- Born: 31 October 1836 Edinburgh
- Died: 18 September 1914 (aged 77)
- Buried: Lettrick, Dunscore
- Allegiance: United Kingdom
- Branch: British Army
- Rank: Major-General
- Conflicts: Indian Mutiny; Abyssinia Expedition; Second Anglo-Afghan War;
- Awards: CSI

= William Tweedie =

William Tweedie CSI (1836–1914) was a soldier, diplomat and author, who served in India, Abyssinia and Turkish Arabia. The son of Reverend and author William King Tweedie, he is also known as the author of a book on the Arabian horse.

==Early life==
He was born in Scotland on 31 October 1836, the eldest of five children of William King Tweedie and Margaret Tweedie (née Bell). Tweedie's younger brother, John, served in the Indian Civil Service, progressing to Postmaster General of Bengal.

After graduating from St Andrews College, Edinburgh as a Doctor of Divinity, Tweedie joined the army of the East India Company at the age of 21.

==Military and diplomatic service==

After enlisting as a Cadet, Tweedie was promoted to Ensign shortly after arrival in India. The Indian Mutiny had begun soon after Tweedie's arrival, and he soon saw action, being severely wounded in the shoulder in the action at Benares on 4 June 1858. Upon recovery, Tweedie volunteered for service with the 78th Highlanders, taking part in the action at Bithur and the First relief of Lucknow.

Gazetted Lieutenant in April 1858, Tweedie would then serve with Beatson's Horse before being appointed Adjutant of the 3rd Cavalry at Hyderabad which led to further promotions, being appointed 2nd Assistant Resident of Hyderabad and 1st Assistant General Superintendent of Thagi and Darcy in 1863 and magistrate and judge at Secunderabad in 1866.

In November 1867 Tweedie was named as Political Secretary to Lt. Gen Sir Robert Napier, who was leading the Abyssinia Expedition, serving throughout the campaign and twice being mentioned in dispatches.

After resuming his career in India as 2nd Assistant Commissioner Hyderabad, Tweedie was promoted to 1st Assistant Commissioner, before returning to Britain in 1876, and marrying Emily Whitmore in 1877. Tweedie was then named as Resident at Mandalay, with this promotion later cancelled before he could take up the position. At the outbreak of the Second Anglo-Afghan War, Tweedie was appointed as Political Staff Officer to Major-General Robert Bright, before being appointed as Political Agent 1st Class Eastern States (Rajputana). Tweedie was then appointed as Resident of Turkish Arabia in Baghdad in 1881, a role which involved inspecting all aspects of local life, including the trade in Arabian horses which he was especially interested in. He was named as a Companion of the Order of the Star of India in March 1885.

==Writing==
Tweedie had his treatise on Arabian horses, 'The Arabian Horse, His Country and His People', published in 1894 by William Blackwood & Sons.

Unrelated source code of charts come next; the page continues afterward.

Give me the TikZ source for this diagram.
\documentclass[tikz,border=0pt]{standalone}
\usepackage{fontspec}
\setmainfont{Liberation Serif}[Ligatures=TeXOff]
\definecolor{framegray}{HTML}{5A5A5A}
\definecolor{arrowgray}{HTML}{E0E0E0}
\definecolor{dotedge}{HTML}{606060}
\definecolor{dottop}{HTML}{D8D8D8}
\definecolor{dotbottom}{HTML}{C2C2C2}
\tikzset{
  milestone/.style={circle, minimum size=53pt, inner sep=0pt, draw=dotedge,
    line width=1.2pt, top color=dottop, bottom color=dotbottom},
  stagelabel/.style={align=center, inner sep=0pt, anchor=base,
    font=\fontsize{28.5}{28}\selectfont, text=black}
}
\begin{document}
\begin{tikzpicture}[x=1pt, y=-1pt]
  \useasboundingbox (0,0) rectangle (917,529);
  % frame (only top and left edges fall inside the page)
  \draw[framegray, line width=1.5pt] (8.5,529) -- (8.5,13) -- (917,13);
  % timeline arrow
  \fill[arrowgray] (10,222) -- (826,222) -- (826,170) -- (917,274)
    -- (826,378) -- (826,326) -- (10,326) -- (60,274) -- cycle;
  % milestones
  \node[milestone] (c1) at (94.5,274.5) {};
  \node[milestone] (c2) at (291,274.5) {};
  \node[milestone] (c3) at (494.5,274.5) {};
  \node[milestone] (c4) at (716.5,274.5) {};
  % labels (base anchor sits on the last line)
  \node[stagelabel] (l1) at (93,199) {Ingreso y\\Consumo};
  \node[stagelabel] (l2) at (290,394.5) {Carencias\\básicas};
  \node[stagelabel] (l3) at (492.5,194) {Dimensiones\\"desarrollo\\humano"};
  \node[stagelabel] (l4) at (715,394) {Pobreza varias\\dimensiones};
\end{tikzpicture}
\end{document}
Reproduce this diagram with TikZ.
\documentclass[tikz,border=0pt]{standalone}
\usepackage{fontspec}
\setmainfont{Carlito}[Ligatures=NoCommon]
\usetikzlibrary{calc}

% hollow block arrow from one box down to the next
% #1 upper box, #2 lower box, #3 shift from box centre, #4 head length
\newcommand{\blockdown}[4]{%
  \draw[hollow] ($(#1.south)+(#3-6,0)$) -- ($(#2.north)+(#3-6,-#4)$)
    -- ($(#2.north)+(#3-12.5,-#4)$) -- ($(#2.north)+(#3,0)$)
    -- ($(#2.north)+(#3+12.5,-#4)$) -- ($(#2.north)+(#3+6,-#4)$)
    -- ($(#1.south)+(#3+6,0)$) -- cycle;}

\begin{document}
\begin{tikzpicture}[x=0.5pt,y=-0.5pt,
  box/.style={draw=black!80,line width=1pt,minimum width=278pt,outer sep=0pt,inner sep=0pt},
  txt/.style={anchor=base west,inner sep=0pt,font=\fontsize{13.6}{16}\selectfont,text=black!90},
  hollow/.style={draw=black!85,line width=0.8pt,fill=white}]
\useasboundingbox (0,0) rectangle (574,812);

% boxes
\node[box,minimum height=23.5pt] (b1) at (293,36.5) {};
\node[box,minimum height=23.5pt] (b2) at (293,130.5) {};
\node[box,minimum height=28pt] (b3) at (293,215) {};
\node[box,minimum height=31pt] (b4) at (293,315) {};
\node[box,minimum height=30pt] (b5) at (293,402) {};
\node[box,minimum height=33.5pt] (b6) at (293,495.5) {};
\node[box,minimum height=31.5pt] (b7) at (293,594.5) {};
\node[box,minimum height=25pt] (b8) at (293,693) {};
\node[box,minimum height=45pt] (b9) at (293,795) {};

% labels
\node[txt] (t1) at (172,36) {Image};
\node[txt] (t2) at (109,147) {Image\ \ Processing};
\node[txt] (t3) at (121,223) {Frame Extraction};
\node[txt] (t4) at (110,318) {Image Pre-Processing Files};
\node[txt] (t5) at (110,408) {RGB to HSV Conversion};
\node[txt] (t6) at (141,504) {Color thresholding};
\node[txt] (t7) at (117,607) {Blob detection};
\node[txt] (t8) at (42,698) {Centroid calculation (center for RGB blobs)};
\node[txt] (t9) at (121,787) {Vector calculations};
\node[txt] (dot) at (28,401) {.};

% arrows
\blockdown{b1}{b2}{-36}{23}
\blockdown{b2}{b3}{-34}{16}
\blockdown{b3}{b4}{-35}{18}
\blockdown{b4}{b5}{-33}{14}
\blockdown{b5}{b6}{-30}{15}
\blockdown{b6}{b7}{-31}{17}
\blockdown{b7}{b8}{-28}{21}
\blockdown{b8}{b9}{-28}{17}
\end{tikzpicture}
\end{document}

==Later life, death and funeral==
After retiring to Scotland, Tweedie purchased property in Dunscore, where he built a Manor House costing £23,000. He died in 1914, shortly after the outbreak of World War I having left detailed instructions for his funeral. With no heirs and his wife Emily having died in 1912, his estate was left to Edinburgh University.